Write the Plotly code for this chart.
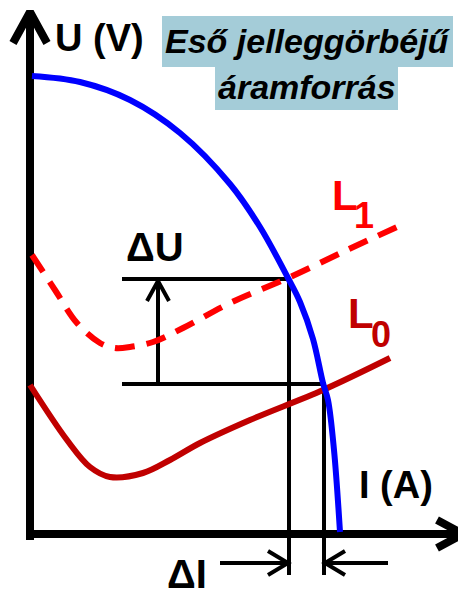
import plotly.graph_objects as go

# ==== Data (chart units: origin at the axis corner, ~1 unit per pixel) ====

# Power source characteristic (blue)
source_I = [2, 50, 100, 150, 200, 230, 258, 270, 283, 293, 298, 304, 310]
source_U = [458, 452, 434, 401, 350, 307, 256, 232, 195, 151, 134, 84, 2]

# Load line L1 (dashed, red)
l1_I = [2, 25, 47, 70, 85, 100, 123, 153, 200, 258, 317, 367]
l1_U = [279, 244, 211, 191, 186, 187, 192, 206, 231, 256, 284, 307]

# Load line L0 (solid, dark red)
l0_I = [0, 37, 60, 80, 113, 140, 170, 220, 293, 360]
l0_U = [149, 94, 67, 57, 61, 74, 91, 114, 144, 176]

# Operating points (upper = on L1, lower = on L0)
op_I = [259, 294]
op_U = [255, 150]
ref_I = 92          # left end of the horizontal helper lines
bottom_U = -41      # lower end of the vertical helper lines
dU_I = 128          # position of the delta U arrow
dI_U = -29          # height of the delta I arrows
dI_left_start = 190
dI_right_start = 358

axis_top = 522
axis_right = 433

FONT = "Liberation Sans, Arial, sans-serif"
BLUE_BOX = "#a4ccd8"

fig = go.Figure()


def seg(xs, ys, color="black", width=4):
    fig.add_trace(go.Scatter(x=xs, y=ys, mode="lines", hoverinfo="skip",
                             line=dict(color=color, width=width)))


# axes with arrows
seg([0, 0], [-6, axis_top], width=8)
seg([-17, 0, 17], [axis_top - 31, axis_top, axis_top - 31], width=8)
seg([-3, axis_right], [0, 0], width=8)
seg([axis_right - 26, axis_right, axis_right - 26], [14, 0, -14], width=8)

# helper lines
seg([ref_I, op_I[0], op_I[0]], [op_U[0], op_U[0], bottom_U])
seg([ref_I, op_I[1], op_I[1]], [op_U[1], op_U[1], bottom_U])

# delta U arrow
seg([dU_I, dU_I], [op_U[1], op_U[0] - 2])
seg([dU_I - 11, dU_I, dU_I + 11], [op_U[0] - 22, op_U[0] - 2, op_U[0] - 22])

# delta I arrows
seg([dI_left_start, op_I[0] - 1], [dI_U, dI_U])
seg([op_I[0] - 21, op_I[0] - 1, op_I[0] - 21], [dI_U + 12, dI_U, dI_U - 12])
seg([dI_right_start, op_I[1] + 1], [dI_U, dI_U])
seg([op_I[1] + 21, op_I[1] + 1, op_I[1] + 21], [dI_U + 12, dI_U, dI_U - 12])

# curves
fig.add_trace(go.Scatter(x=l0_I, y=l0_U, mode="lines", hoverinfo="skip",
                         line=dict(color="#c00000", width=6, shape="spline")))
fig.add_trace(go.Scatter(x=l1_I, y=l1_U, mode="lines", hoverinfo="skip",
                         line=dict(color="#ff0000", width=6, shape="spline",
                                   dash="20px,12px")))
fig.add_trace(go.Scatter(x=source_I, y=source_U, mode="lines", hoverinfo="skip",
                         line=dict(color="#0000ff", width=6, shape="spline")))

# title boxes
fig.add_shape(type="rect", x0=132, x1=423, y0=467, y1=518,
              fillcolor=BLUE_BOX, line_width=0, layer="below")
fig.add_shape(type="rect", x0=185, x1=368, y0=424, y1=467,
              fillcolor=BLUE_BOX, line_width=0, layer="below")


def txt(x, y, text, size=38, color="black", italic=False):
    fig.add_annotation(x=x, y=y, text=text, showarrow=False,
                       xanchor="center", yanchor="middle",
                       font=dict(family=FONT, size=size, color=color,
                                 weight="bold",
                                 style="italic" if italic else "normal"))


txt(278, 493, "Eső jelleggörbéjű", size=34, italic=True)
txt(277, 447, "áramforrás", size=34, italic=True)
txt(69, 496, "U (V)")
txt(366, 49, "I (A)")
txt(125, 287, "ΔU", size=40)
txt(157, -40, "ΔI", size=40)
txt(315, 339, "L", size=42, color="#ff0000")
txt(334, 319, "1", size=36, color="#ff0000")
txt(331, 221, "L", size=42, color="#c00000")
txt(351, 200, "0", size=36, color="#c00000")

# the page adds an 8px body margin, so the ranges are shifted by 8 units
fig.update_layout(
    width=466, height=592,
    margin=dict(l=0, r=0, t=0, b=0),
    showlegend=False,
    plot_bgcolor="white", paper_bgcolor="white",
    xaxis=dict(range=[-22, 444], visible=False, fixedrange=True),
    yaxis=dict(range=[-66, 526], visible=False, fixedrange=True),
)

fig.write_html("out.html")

TO BE DONE: Skip the pictures, please, and transcribe only the lines from the beginning of the material through the one that contains "114, 144, 176]".

SOLUTION FOR THIS EXERCISE:
Write the Plotly code for this chart.
import plotly.graph_objects as go

# ==== Data (chart units: origin at the axis corner, ~1 unit per pixel) ====

# Power source characteristic (blue)
source_I = [2, 50, 100, 150, 200, 230, 258, 270, 283, 293, 298, 304, 310]
source_U = [458, 452, 434, 401, 350, 307, 256, 232, 195, 151, 134, 84, 2]

# Load line L1 (dashed, red)
l1_I = [2, 25, 47, 70, 85, 100, 123, 153, 200, 258, 317, 367]
l1_U = [279, 244, 211, 191, 186, 187, 192, 206, 231, 256, 284, 307]

# Load line L0 (solid, dark red)
l0_I = [0, 37, 60, 80, 113, 140, 170, 220, 293, 360]
l0_U = [149, 94, 67, 57, 61, 74, 91, 114, 144, 176]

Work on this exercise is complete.